Em outubro de 2022, um ano antes do vencimento dos contratos, o Instituto Pólis realizou uma série de debates colocando a concessão de resíduos sólidos da capital paulista em questão, inclusive com participação do poder público, representantes da sociedade civil e catadores, mas apesar das contribuições, a escolha da atual gestão é fazer com que São Paulo tenha um dos sistemas mais insustentáveis possíveis para gestão de resíduos.

O plano e a eleição

Segundo levantamento da Aliança Resíduo Zero Brasil com base no PGIRS (Plano de Gestão Integrada de Resíduos Sólidos da Cidade de São Paulo), decreto 54.991 de 2 de abril de 2014, a cidade de São Paulo poderia estar recuperando 65% dos orgânicos do lixo doméstico e 85% dos recicláveis. Com essa recuperação, teria diminuição de 30% de resíduos aterrados, viagens de caminhões, gasto de combustível e emissões de GEE (gases do efeito estufa).
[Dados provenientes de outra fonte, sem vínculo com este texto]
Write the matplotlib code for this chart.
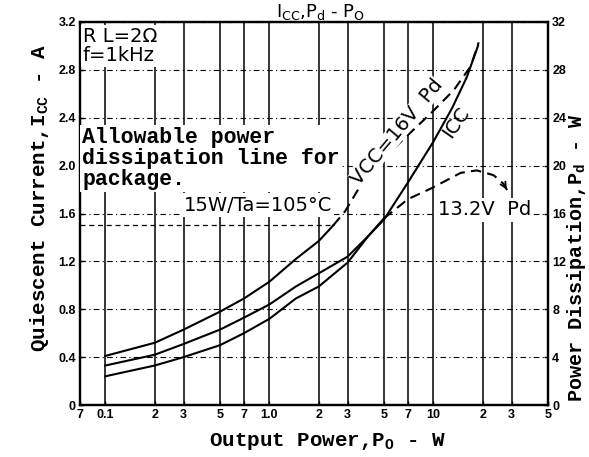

Além desses ganhos, poderia ter em operação empreendimentos verdes como cooperativas e centrais de reciclagem e compostagem, com ao menos 30.000 postos de trabalho. 

Em abril completam-se 10 anos da elaboração do PGIRS, resultado de ampla mobilização e participação da sociedade civil organizada. Infelizmente, este é um documento que nunca foi utilizado pelas gestões municipais que o seguiram para desenvolver um sistema integrado e efetivo, que combata a pobreza e promova a educação ambiental enquanto faz a transição da maior capital do continente para uma economia circular. A sociedade deve pressionar para que esse plano seja executado por quem é responsável: a prefeitura. Fiscalizar esses contratos para que sejam contratados catadores e catadoras é exercer o controle social para distribuir o dinheiro público para quem mais precisa e que já faz o trabalho sem remuneração.

A linearidade, o consumismo, a promoção da desigualdade e a destruição ambiental, ainda são as lógicas que a prefeitura e o governo do Estado de São Paulo querem que as cidades sigam - tudo isso pelo interesse de quem financia suas campanhas. Mas, o que o povo quer? As necessidades são imediatas: teto, trabalho e pão. São 60 mil pessoas em situação de rua, milhões na pobreza e bilhões de reais enterrados, deixando de gerar renda e garantir direitos para milhares de famílias.

São Paulo pode estar ativando seus 96 distritos com ecopontos, cooperativas e outras formas de organização social de catadoras e catadores de materiais recicláveis, formando agentes multiplicadores de educação ambiental nos territórios, com políticas públicas e projetos sociais interdisciplinares, promovendo uma economia circular integrada com saúde, educação, empregabilidade e desenvolvimento sustentável. Mas parece que a atual gestão prefere investir em 6 empresas e a precarização da qualidade de vida de seus cidadãos. Este ano o eleitorado pode escolher uma nova gestão, que se comprometa a aplicar o PGIRS e melhorar a qualidade de vida da sua população através de um modelo econômico circular e solidário.